Tech giants should pay a levy to fund a new independent watchdog that would tackle online “fake news”, according to a report.
The LSE Truth, Trust and Technology (T3) Commission’s report said the effectiveness of online self-regulation could then be determined before potentially paving the way to stricter regulation in future.
It called for the UK and its devolved governments to introduce a new levy on the revenue of the biggest online platforms, such as Facebook and Google.
A proportion of the funds should be ring-fenced to fund a new Independent Platform Agency which would report to Parliament, the Tackling the Information Crisis report said.
The IPA would then examine the effectiveness of takedown, credibility signalling and trust marks on the largest news-carrying social and search platforms, it recommended.
The proposed regulator could offer policy advice to MPs, coordinate media literacy programmes for both children and adults and monitor the level of market dominance and the impact on media plurality and quality of the online platforms.
It would do so by working closely with Ofcom and the Competition and Markets Authority, the report, which has been developed by academics, politicians, technologists and journalists over the past year, suggested.
Although the report stopped short of calling for an internet regulator in the short-term, it said the IPA should update Parliament annually on the need for possible regulatory action.
The watchdog would need the power to request data from all the major platforms (categorised by a UK advertising threshold) and to impose fines if they failed to comply.
MPs on the Department for Digital, Culture, Media and Sport Committee’s “fake news” inquiry have recommended imposing a levy on tech companies to fund a “comprehensive media educational framework” and the “expanded work” of the Information Commissioner’s Office.
The Information Commissioner told MPs earlier this month that a levy on social media platforms would be a “fine idea”, adding that there is “merit in the companies paying for some of the changes we need in the environment”.
She also called for an end to self-regulation on the internet, suggesting instead a “hybrid” regulator to look at content and conduct online.
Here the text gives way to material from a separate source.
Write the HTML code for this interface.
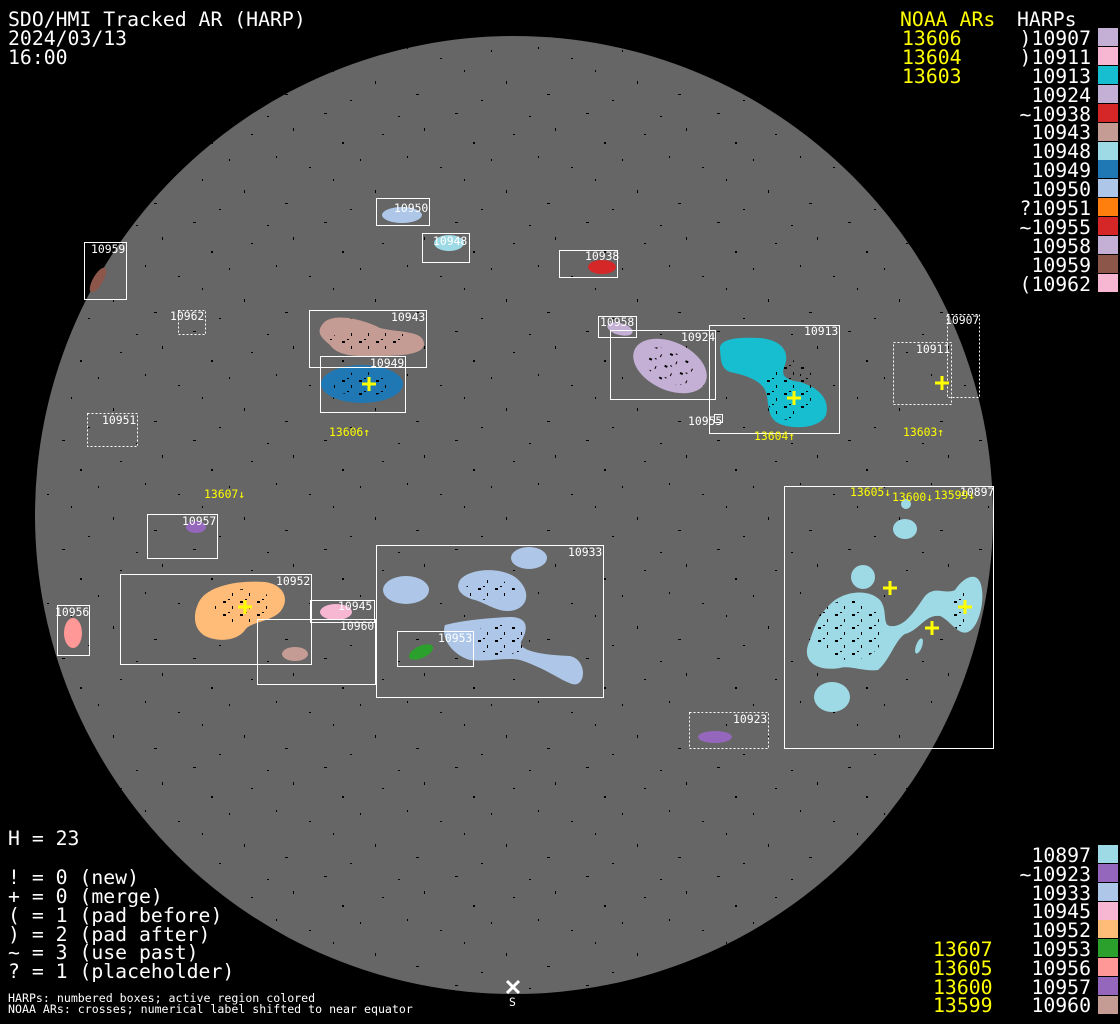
<!DOCTYPE html>
<html><head><meta charset="utf-8"><style>
html,body{margin:0;padding:0;background:#000;}
svg{display:block}
text{font-family:"DejaVu Sans Mono","Liberation Mono",monospace;}
.t{font-size:19.8px;fill:#fff}
.y{font-size:19.8px;fill:#ffff00}
.s{font-size:11.4px;fill:#fff}
.sm{font-size:11.6px;fill:#fff}
.sy{font-size:11.4px;fill:#ffff00}
.b{fill:none;stroke:#fff;stroke-width:1}
.d{fill:none;stroke:#fff;stroke-width:1;stroke-dasharray:2,2}
.x{stroke:#ffff00;stroke-width:3}
</style></head><body>
<svg width="1120" height="1024" viewBox="0 0 1120 1024" xmlns="http://www.w3.org/2000/svg">
<defs>
<pattern id="sp" x="0" y="0" width="131" height="109" patternUnits="userSpaceOnUse">
<rect x="5" y="7" width="2" height="1" fill="#000"/><rect x="31" y="19" width="1" height="3" fill="#000"/>
<rect x="62" y="4" width="3" height="1" fill="#000"/><rect x="80" y="33" width="2" height="2" fill="#000"/>
<rect x="14" y="47" width="1" height="2" fill="#000"/><rect x="47" y="58" width="2" height="1" fill="#000"/>
<rect x="71" y="70" width="1" height="2" fill="#000"/><rect x="23" y="94" width="3" height="1" fill="#000"/>
<rect x="113" y="81" width="1" height="3" fill="#000"/><rect x="120" y="25" width="2" height="1" fill="#000"/>
<rect x="98" y="50" width="1" height="2" fill="#000"/><rect x="88" y="100" width="2" height="1" fill="#000"/>
</pattern>
<pattern id="dk" x="0" y="0" width="17" height="13" patternUnits="userSpaceOnUse">
<rect x="2" y="3" width="3" height="2" fill="#000"/><rect x="11" y="8" width="1" height="3" fill="#000"/><rect x="7" y="1" width="2" height="1" fill="#000"/>
</pattern>
<clipPath id="dc"><circle cx="514" cy="515" r="479"/></clipPath>
</defs>
<rect width="1120" height="1024" fill="#000"/>
<circle cx="514" cy="515" r="479" fill="#666"/>
<rect x="0" y="0" width="1120" height="1024" fill="url(#sp)" clip-path="url(#dc)"/>

<g id="bl">
<ellipse cx="402" cy="215" rx="20" ry="8" fill="#aec7e8"/>
<ellipse cx="449" cy="243" rx="15" ry="8" fill="#9edae5"/>
<ellipse cx="98" cy="280" rx="5" ry="14" fill="#8c564b" transform="rotate(30 98 280)"/>
<ellipse cx="602" cy="267" rx="14" ry="7" fill="#d62728"/>
<path d="M322,325 C330,312 360,318 380,328 C400,333 425,330 424,345 C422,356 395,356 370,356 C345,357 335,352 330,345 C322,338 316,333 322,325Z" fill="#c49c94"/>
<ellipse cx="362" cy="384" rx="41" ry="19" fill="#1f77b4"/>
<ellipse cx="620" cy="329" rx="13" ry="6" fill="#c5b0d5" transform="rotate(15 620 329)"/>
<ellipse cx="670" cy="366" rx="39" ry="24" fill="#c5b0d5" transform="rotate(25 670 366)"/>
<path d="M720,350 C718,338 740,337 760,338 C780,340 790,350 785,365 C780,375 785,380 800,382 C820,388 830,400 826,415 C820,428 795,430 780,424 C765,418 770,400 765,390 C760,380 745,375 730,372 C720,368 721,358 720,350Z" fill="#17becf"/>
<ellipse cx="196" cy="527" rx="10" ry="6" fill="#9467bd"/>
<path d="M200,600 C210,585 240,580 265,582 C285,585 290,600 280,612 C270,622 250,622 245,630 C238,640 220,643 205,636 C192,628 193,612 200,600Z" fill="#ffbb78"/>
<ellipse cx="336" cy="612" rx="16" ry="8" fill="#f7b6d2"/>
<ellipse cx="295" cy="654" rx="13" ry="7" fill="#c49c94"/>
<ellipse cx="406" cy="590" rx="23" ry="14" fill="#aec7e8"/>
<path d="M460,580 C470,568 500,567 515,577 C530,588 530,605 515,610 C500,614 490,605 475,600 C460,596 455,588 460,580Z" fill="#aec7e8"/>
<ellipse cx="529" cy="558" rx="18" ry="11" fill="#aec7e8"/>
<path d="M445,625 C465,620 490,618 510,617 C525,617 530,625 522,640 C515,650 540,655 570,656 C588,660 586,688 572,684 C560,680 545,668 520,660 C505,657 490,662 470,660 C455,656 440,640 445,625Z" fill="#aec7e8"/>
<ellipse cx="421" cy="652" rx="13" ry="6" fill="#2ca02c" transform="rotate(-25 421 652)"/>
<ellipse cx="73" cy="633" rx="9" ry="15" fill="#ff9896"/>
<ellipse cx="715" cy="737" rx="17" ry="6" fill="#9467bd"/>
<ellipse cx="906" cy="504" rx="5" ry="5" fill="#9edae5"/>
<ellipse cx="905" cy="529" rx="12" ry="10" fill="#9edae5"/>
<ellipse cx="863" cy="577" rx="12" ry="12" fill="#9edae5"/>
<ellipse cx="832" cy="697" rx="18" ry="15" fill="#9edae5"/>
<ellipse cx="919" cy="646" rx="3" ry="8" fill="#9edae5" transform="rotate(20 919 646)"/>
<path d="M835,600 C850,590 870,590 880,600 C888,610 882,625 890,626 C905,628 915,610 925,596 C935,585 945,595 955,590 C965,575 980,570 982,590 C984,605 978,628 968,632 C958,636 950,620 940,616 C925,614 920,630 905,634 C895,640 890,660 878,670 C865,672 850,665 840,668 C815,672 800,660 810,640 C815,625 820,612 835,600Z" fill="#9edae5"/>
</g>
<!-- specks in active regions -->
<g fill="url(#dk)">
<ellipse cx="362" cy="384" rx="30" ry="12"/>
<ellipse cx="370" cy="340" rx="40" ry="10"/>
<ellipse cx="670" cy="366" rx="28" ry="16" transform="rotate(25 670 366)"/>
<ellipse cx="790" cy="390" rx="25" ry="30"/>
<ellipse cx="245" cy="607" rx="30" ry="18"/>
<ellipse cx="500" cy="640" rx="30" ry="15"/>
<ellipse cx="490" cy="590" rx="25" ry="10"/>
<ellipse cx="850" cy="630" rx="35" ry="30"/>
<ellipse cx="960" cy="610" rx="10" ry="20"/>
</g>

<!-- boxes -->
<rect class="b" x="376.5" y="198.5" width="53" height="27"/>
<rect class="b" x="422.5" y="233.5" width="47" height="29"/>
<rect class="b" x="84.5" y="242.5" width="42" height="57"/>
<rect class="b" x="559.5" y="250.5" width="58" height="27"/>
<rect class="d" x="178.5" y="310.5" width="27" height="24"/>
<rect class="b" x="309.5" y="310.5" width="117" height="57"/>
<rect class="b" x="320.5" y="356.5" width="85" height="56"/>
<rect class="b" x="598.5" y="316.5" width="38" height="21"/>
<rect class="b" x="610.5" y="330.5" width="105" height="69"/>
<rect class="b" x="709.5" y="325.5" width="130" height="108"/>
<rect class="d" x="947.5" y="314.5" width="32" height="83"/>
<rect class="d" x="893.5" y="342.5" width="58" height="62"/>
<rect class="d" x="87.5" y="413.5" width="50" height="33"/>
<rect class="b" x="714.5" y="414.5" width="8" height="8"/>
<rect class="b" x="147.5" y="514.5" width="70" height="44"/>
<rect class="b" x="120.5" y="574.5" width="191" height="90"/>
<rect class="b" x="310.5" y="600.5" width="64" height="22"/>
<rect class="b" x="257.5" y="619.5" width="118" height="65"/>
<rect class="b" x="376.5" y="545.5" width="227" height="152"/>
<rect class="b" x="397.5" y="631.5" width="76" height="35"/>
<rect class="b" x="57.5" y="605.5" width="32" height="50"/>
<rect class="d" x="689.5" y="712.5" width="79" height="36"/>
<rect class="b" x="784.5" y="486.5" width="209" height="262"/>

<g class="s">
<text x="394" y="212">10950</text><text x="433" y="245">10948</text>
<text x="91" y="253">10959</text><text x="585" y="260">10938</text>
<text x="170" y="320">10962</text><text x="391" y="321">10943</text>
<text x="370" y="367">10949</text><text x="600" y="326">10958</text>
<text x="681" y="341">10924</text><text x="804" y="335">10913</text>
<text x="945" y="324">10907</text><text x="916" y="353">10911</text>
<text x="102" y="424">10951</text><text x="688" y="425">10955</text>
<text x="182" y="525">10957</text><text x="276" y="585">10952</text>
<text x="338" y="610">10945</text><text x="340" y="630">10960</text>
<text x="568" y="556">10933</text><text x="438" y="642">10953</text>
<text x="55" y="616">10956</text><text x="733" y="723">10923</text>
<text x="960" y="496">10897</text>
</g>

<g class="x">
<path d="M362,384h14M369,377v14"/><path d="M787,398h14M794,391v14"/>
<path d="M935,383h14M942,376v14"/><path d="M238,607h14M245,600v14"/>
<path d="M883,588h14M890,581v14"/><path d="M958,607h14M965,600v14"/>
<path d="M925,628h14M932,621v14"/>
</g>
<g class="sy">
<text x="329" y="436">13606↑</text><text x="754" y="440">13604↑</text>
<text x="903" y="436">13603↑</text><text x="204" y="498">13607↓</text>
<text x="850" y="496">13605↓</text><text x="892" y="501">13600↓</text>
<text x="934" y="499">13599↓</text>
</g>

<path d="M507,981l12,12M519,981l-12,12" stroke="#fff" stroke-width="3"/>
<text class="s" x="509" y="1006">S</text>

<text class="t" x="8" y="26">SDO/HMI Tracked AR (HARP)</text>
<text class="t" x="8" y="45">2024/03/13</text>
<text class="t" x="8" y="64">16:00</text>

<text class="y" x="900" y="26">NOAA ARs</text>
<text class="y" x="902" y="45">13606</text>
<text class="y" x="902" y="64">13604</text>
<text class="y" x="902" y="83">13603</text>
<text class="t" x="1017" y="26">HARPs</text>
<g class="t" text-anchor="end">
<text x="1091" y="45">)10907</text><text x="1091" y="64">)10911</text>
<text x="1091" y="83">10913</text><text x="1091" y="102">10924</text>
<text x="1091" y="121">~10938</text><text x="1091" y="139">10943</text>
<text x="1091" y="158">10948</text><text x="1091" y="177">10949</text>
<text x="1091" y="196">10950</text><text x="1091" y="215">?10951</text>
<text x="1091" y="234">~10955</text><text x="1091" y="253">10958</text>
<text x="1091" y="272">10959</text><text x="1091" y="291">(10962</text>
</g>
<rect x="1098" y="28" width="20" height="18" fill="#c5b0d5"/>
<rect x="1098" y="47" width="20" height="18" fill="#f7b6d2"/>
<rect x="1098" y="66" width="20" height="18" fill="#17becf"/>
<rect x="1098" y="85" width="20" height="18" fill="#c5b0d5"/>
<rect x="1098" y="104" width="20" height="18" fill="#d62728"/>
<rect x="1098" y="123" width="20" height="18" fill="#c49c94"/>
<rect x="1098" y="142" width="20" height="18" fill="#9edae5"/>
<rect x="1098" y="160" width="20" height="18" fill="#1f77b4"/>
<rect x="1098" y="179" width="20" height="18" fill="#aec7e8"/>
<rect x="1098" y="198" width="20" height="18" fill="#ff7f0e"/>
<rect x="1098" y="217" width="20" height="18" fill="#d62728"/>
<rect x="1098" y="236" width="20" height="18" fill="#c5b0d5"/>
<rect x="1098" y="255" width="20" height="18" fill="#8c564b"/>
<rect x="1098" y="274" width="20" height="18" fill="#f7b6d2"/>

<g class="t" text-anchor="end">
<text x="1091" y="862">10897</text><text x="1091" y="881">~10923</text>
<text x="1091" y="900">10933</text><text x="1091" y="918">10945</text>
<text x="1091" y="937">10952</text><text x="1091" y="956">10953</text>
<text x="1091" y="975">10956</text><text x="1091" y="994">10957</text>
<text x="1091" y="1012">10960</text>
</g>
<g class="y">
<text x="933" y="956">13607</text><text x="933" y="975">13605</text>
<text x="933" y="994">13600</text><text x="933" y="1012">13599</text>
</g>
<rect x="1098" y="845" width="20" height="18" fill="#9edae5"/>
<rect x="1098" y="864" width="20" height="18" fill="#9467bd"/>
<rect x="1098" y="883" width="20" height="18" fill="#aec7e8"/>
<rect x="1098" y="902" width="20" height="18" fill="#f7b6d2"/>
<rect x="1098" y="920" width="20" height="18" fill="#ffbb78"/>
<rect x="1098" y="939" width="20" height="18" fill="#2ca02c"/>
<rect x="1098" y="958" width="20" height="18" fill="#ff9896"/>
<rect x="1098" y="977" width="20" height="18" fill="#9467bd"/>
<rect x="1098" y="996" width="20" height="18" fill="#c49c94"/>

<g class="t">
<text x="8" y="845">H = 23</text>
<text x="8" y="884">! = 0 (new)</text>
<text x="8" y="903">+ = 0 (merge)</text>
<text x="8" y="922">( = 1 (pad before)</text>
<text x="8" y="941">) = 2 (pad after)</text>
<text x="8" y="959">~ = 3 (use past)</text>
<text x="8" y="978">? = 1 (placeholder)</text>
</g>
<text class="sm" x="8" y="1002">HARPs: numbered boxes; active region colored</text>
<text class="sm" x="8" y="1013">NOAA ARs: crosses; numerical label shifted to near equator</text>
</svg>
</body></html>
Broadcast regulator Ofcom has also weighed in, suggesting any potential regulation should provide protection and assurance to the public but uphold freedom of expression and allow the public to share and receive ideas without unnecessary interference.
The LSE report said: “In the longer term it might be necessary to subject platforms to much more stringent regulation, including making them liable for content they host, obliging them to unbundle or separate internal divisions, or even breaking up their business units or introducing a more comprehensive system of tax incentives.
“In time, it is possible that the IPA will develop beyond a ‘monitoring and information’ function into a regulatory function, but it is also possible that regulatory needs can be met by a combination of existing bodies, as advised by the IPA.”
The T3 Commission also called for online platforms to develop annual plans and open mission statements about how they plan to tackle misinformation, and said they should work closely with news publishers to develop trust marking on content.
Meanwhile the Government should urgently launch a media literacy programme, the report said, to also be funded by the digital platform levy and to include training for politicians.
Within three years, the proposed IPA should set standards for social media platforms in collaboration with Parliament and the public, instead of allowing them to continue to set standards themselves, the report added.
It also recommended the establishment by the news industry of a News Innovation Centre, also funded by the digital platform revenue, to support “journalism innovation and quality news” within the same timeframe.
In the long-term, the T3 Commission wants the IPA to carry out annual reviews into the “state of disinformation” and make policy recommendations to a parliamentary committee.
The T3 Commission’s director, Professor Charlie Beckett, wrote in a blog: “The central message from this report is that the information crisis is causing real problems – in health for example, as well as politics.
“Any approach to deal with it must be structural because this is a systematic problem that needs a coordinated, comprehensive response.
“This is a rapidly evolving set of issues so any policies must also be flexible. Above all, they must avoid causing any damage to the diversity and openness of debate and freedom of expression.”